Ao transformar a sociedade de seu tempo em um monumento literário, Proust ampliou o caráter do romance como um retrato da burguesia. Como apontou Edward Said em O Estilo Tardio, Proust resgatou “uma forma popular como veículo para uma meditação insistente mas acessível sobre a passagem do tempo da perspectiva da boa sociedade – isto é, da mundanidade, do savoir faire, da graça aristocrática e de certa superfluidade”.
Proust se tornou também mote para livros que viajam além de sua literatura. Em Como Proust Pode Mudar sua Vida, Alain de Botton mescla a biografia do escritor com uma análise de sua obra para retirar ensinamentos que o leitor pode, em tese pôr em prática em sua vida cotidiana.

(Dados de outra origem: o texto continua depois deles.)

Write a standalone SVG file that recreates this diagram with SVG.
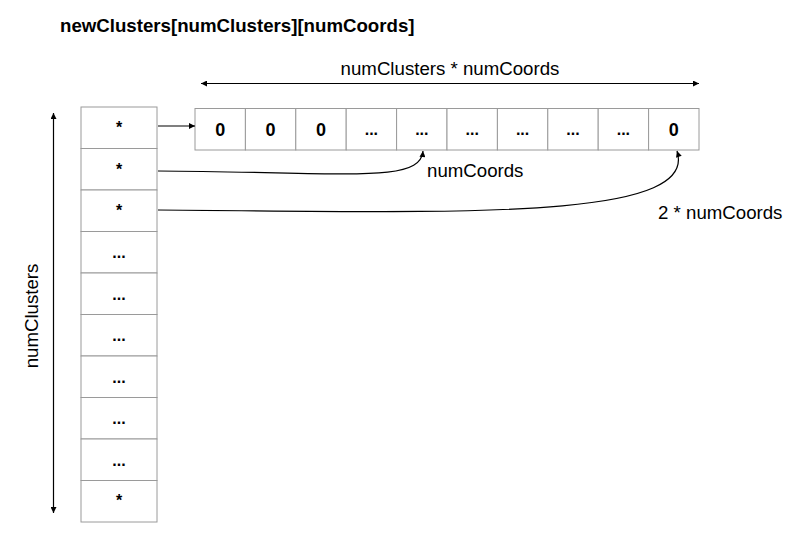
<svg xmlns="http://www.w3.org/2000/svg" width="803" height="544" viewBox="0 0 803 544">
<defs>
<marker id="ah" viewBox="0 0 10 10" refX="10" refY="5" markerWidth="7" markerHeight="6" markerUnits="userSpaceOnUse" orient="auto-start-reverse">
<path d="M0,0 L10,5 L0,10 Z" fill="#000"/>
</marker>
</defs>
<style>
.cell{fill:#fff;stroke:#9a9a9a;stroke-width:1}
.lbl{font-family:"Liberation Sans",Arial,sans-serif;font-size:18.67px;fill:#000}
.ttl{font-family:"Liberation Sans",Arial,sans-serif;font-size:18.67px;font-weight:bold;fill:#000}
.v{font-family:"Liberation Sans",Arial,sans-serif;font-size:16px;font-weight:bold;fill:#000;text-anchor:middle}
.z{font-family:"Liberation Sans",Arial,sans-serif;font-size:18px;font-weight:bold;fill:#000;text-anchor:middle}
.c{fill:none;stroke:#000;stroke-width:1.2}
</style>
<rect width="803" height="544" fill="#fff"/>
<text class="ttl" x="60" y="32">newClusters[numClusters][numCoords]</text>
<g id="pointer-column">
<rect class="cell" x="81" y="107" width="76" height="41.5"/>
<rect class="cell" x="81" y="148.5" width="76" height="41.5"/>
<rect class="cell" x="81" y="190" width="76" height="41.5"/>
<rect class="cell" x="81" y="231.5" width="76" height="41.5"/>
<rect class="cell" x="81" y="273" width="76" height="41.5"/>
<rect class="cell" x="81" y="314.5" width="76" height="41.5"/>
<rect class="cell" x="81" y="356" width="76" height="41.5"/>
<rect class="cell" x="81" y="397.5" width="76" height="41.5"/>
<rect class="cell" x="81" y="439" width="76" height="41.5"/>
<rect class="cell" x="81" y="480.5" width="76" height="41.5"/>
<text class="v" x="119" y="133">*</text>
<text class="v" x="119" y="174.5">*</text>
<text class="v" x="119" y="216">*</text>
<text class="v" x="119" y="258">...</text>
<text class="v" x="119" y="299.5">...</text>
<text class="v" x="119" y="341">...</text>
<text class="v" x="119" y="382.5">...</text>
<text class="v" x="119" y="424">...</text>
<text class="v" x="119" y="465.5">...</text>
<text class="v" x="119" y="506">*</text>
</g>
<g id="data-array">
<rect class="cell" x="195" y="108.5" width="50.4" height="41.5"/>
<rect class="cell" x="245.4" y="108.5" width="50.4" height="41.5"/>
<rect class="cell" x="295.8" y="108.5" width="50.4" height="41.5"/>
<rect class="cell" x="346.2" y="108.5" width="50.4" height="41.5"/>
<rect class="cell" x="396.6" y="108.5" width="50.4" height="41.5"/>
<rect class="cell" x="447" y="108.5" width="50.4" height="41.5"/>
<rect class="cell" x="497.4" y="108.5" width="50.4" height="41.5"/>
<rect class="cell" x="547.8" y="108.5" width="50.4" height="41.5"/>
<rect class="cell" x="598.2" y="108.5" width="50.4" height="41.5"/>
<rect class="cell" x="648.6" y="108.5" width="50.4" height="41.5"/>
<text class="z" x="220.2" y="136">0</text>
<text class="z" x="270.6" y="136">0</text>
<text class="z" x="321" y="136">0</text>
<text class="v" x="371.4" y="135">...</text>
<text class="v" x="421.8" y="135">...</text>
<text class="v" x="472.2" y="135">...</text>
<text class="v" x="522.6" y="135">...</text>
<text class="v" x="573" y="135">...</text>
<text class="v" x="623.4" y="135">...</text>
<text class="z" x="673.8" y="136">0</text>
</g>
<g id="connectors">
<line class="c" x1="201" y1="83.5" x2="699" y2="83.5" marker-start="url(#ah)" marker-end="url(#ah)"/>
<line class="c" x1="53.5" y1="113" x2="53.5" y2="513" marker-start="url(#ah)" marker-end="url(#ah)"/>
<line class="c" x1="158" y1="126" x2="195" y2="126" marker-end="url(#ah)"/>
<path class="c" d="M158,171 C350,172 420,184 423,151" marker-end="url(#ah)"/>
<path class="c" d="M158,210 C450,212 700,222 677,151" marker-end="url(#ah)"/>
</g>
<g id="labels">
<text class="lbl" x="450" y="75" text-anchor="middle">numClusters * numCoords</text>
<text class="lbl" x="427" y="177">numCoords</text>
<text class="lbl" x="658" y="219">2 * numCoords</text>
<text class="lbl" transform="translate(38,316) rotate(-90)" text-anchor="middle">numClusters</text>
</g>
</svg>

Já Jonah Lerrer, em Proust Era um Neurocientista, afirma que o artifício central do romance proustiano – a reevocação da memória despertada por estímulos sensoriais – antecipou descobertas recentes da neurociência, como o fato de que sentidos como o olfato e o paladar “suportam um fardo de memória singular”.
Proust é pop, é cult, é um clássico moderno, é autoajuda, é física. É um universo. E parte desse universo, que já havia chegado ao Brasil em traduções anteriores de Mario Quintana (e Carlos Drummond de Andrade, Manuel Bandeira e outros) e Fernando Py, terá agora nova versão, pelo jornalista Mario Sergio Conti. O primeiro volume deve ser publicado até o fim deste ano, pela Companhia das Letras.